Sometimes when you read a book, you carry the weight of it around with you. It's not the physical weight of the book, but the contents. I read Ann Napolitano's A Good Hard Look in big chunks and marveled at her ability to create characters with presence and form. They have depth and weight. I carried the weight if her characters with me.
Novels with fictionalized versions of real people in them haven't always worked for me. Over the last few years, I've felt my acceptance of them growing, though I couldn't put my finger on why. It was another BlogHer Book Club author, William Deresiewicz and his memoir, A Jane Austen Education, that gave that feeling of acceptance form with words.
Historical figures, like Jane Austen and Flannery O'Connor, they belong to all of us. The people that they were in life are not necessarily the people we think we know. The Flannery O'Connor in this book may not be the Flannery O'Connor that existed in the 1960s. She may not be the Flannery O'Connor that lives in your head ... or your heart. But I have no doubt that the Flannery O'Connor in this novel was real to Ann Napolitano. I know this because her Flannery, and her other characters, lept off the page in took up residence in my house.
(Credit Image: © Eric S. Lesser/ZUMAPRESS.com)
Cookie wandered through my house making organizational to do lists. Lona had me re-examining the notion of curtains in general. Miss Mary was in my kitchen making something sweet and sugary. And Flannery? Flannery is in my favorite place -- on the deck in the backyard where when the sound is just right, you can look at the trees and forget there's anyone nearby. I can't offer her a typewriter, but I think that maybe she might enjoy the laptop as long as I shut off the distractions like the Internet first.
The men? I didn't feel their presence the same way, perhaps because that it true to their characters. Joe wasn't present at home. Bill wasn't present at home. Melvin? He wasn't present in his life -- it's hard to imagine him present in mine.

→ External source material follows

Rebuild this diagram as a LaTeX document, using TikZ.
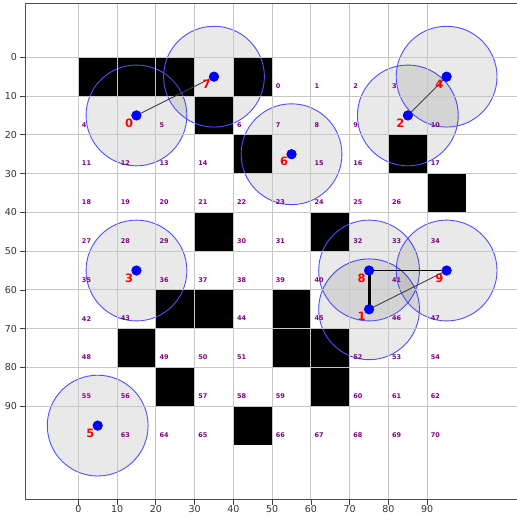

A Good Hard Look is a book that, when looking at the table of contents, you know is going to have An Event. Rather than a beginning, middle and end it has a before, during and after -- or in this case a Good, a Hard and a Look. You feel the Good build and build and build and you hold your breath until the Hard come crashing down. After the Hard you need to Look. What's left? What can you do in the after?
You remember what Flannery told those high school students so many years ago: "Take a good hard look at who you are and what you have and then use it."